Was that a four-day weekend that just flashed by and slammed a baseball bat into my mailbox? Causing me to slip into a coma during which I relived my childhood through film clips? And also someone else's childhood? And now I have awakened with tales of alien spaceships and vampires and crazy-ass mummies and, of course, Nazis...and NO ONE BELIEVES ME?
What am I talking about? I don't know. I'm very tired.
This weekend we watched:
Indiana Jones and The Raiders of the Lost Ark
The Lost Boys
Indiana Jones and the Kingdom of the Crystal Skull
Iron Maiden Live! in concert
I also made lemon chicken.

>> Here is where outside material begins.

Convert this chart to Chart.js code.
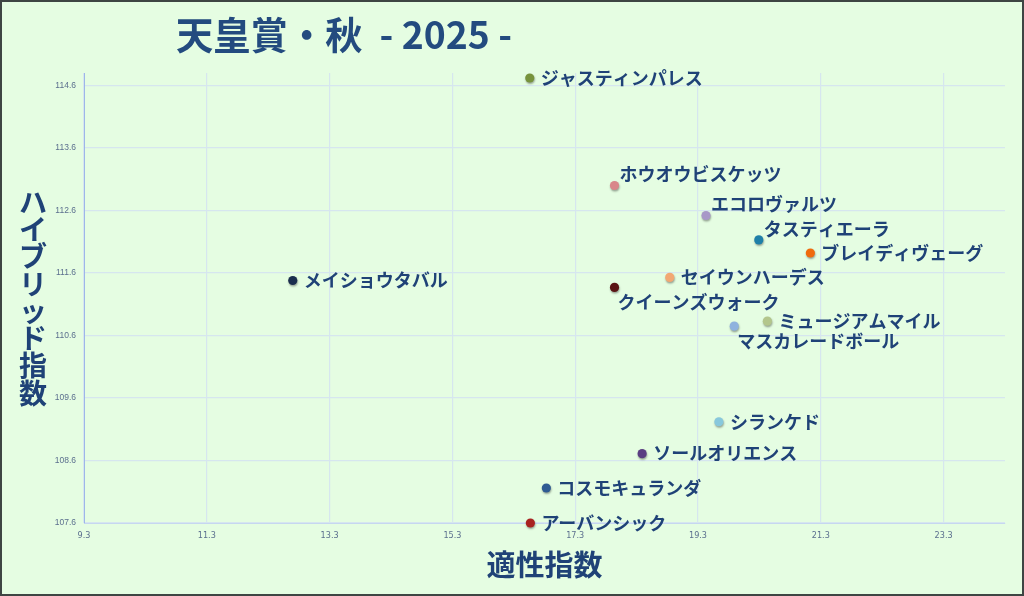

But as far as I know, Ultimate Evil did not rise up howling in an unearthly manner from the smoke caused by the burning of the chicken juices as it did during the course of every other thing I watched this weekend.
When preparing to face Evil at Iron Maiden in Phoenix, it's a good idea to have a Kiltlifter in at least one hand.
Probable Evil - although he's actually kind of cute.
Eddie Hunter arrives on stage. He is scary and lumbering....
....as are many of the concert-goers.
This is the view we wish we had.
This is the view we had. You can probably actually hear The Guatemalan screaming if you listen hard enough.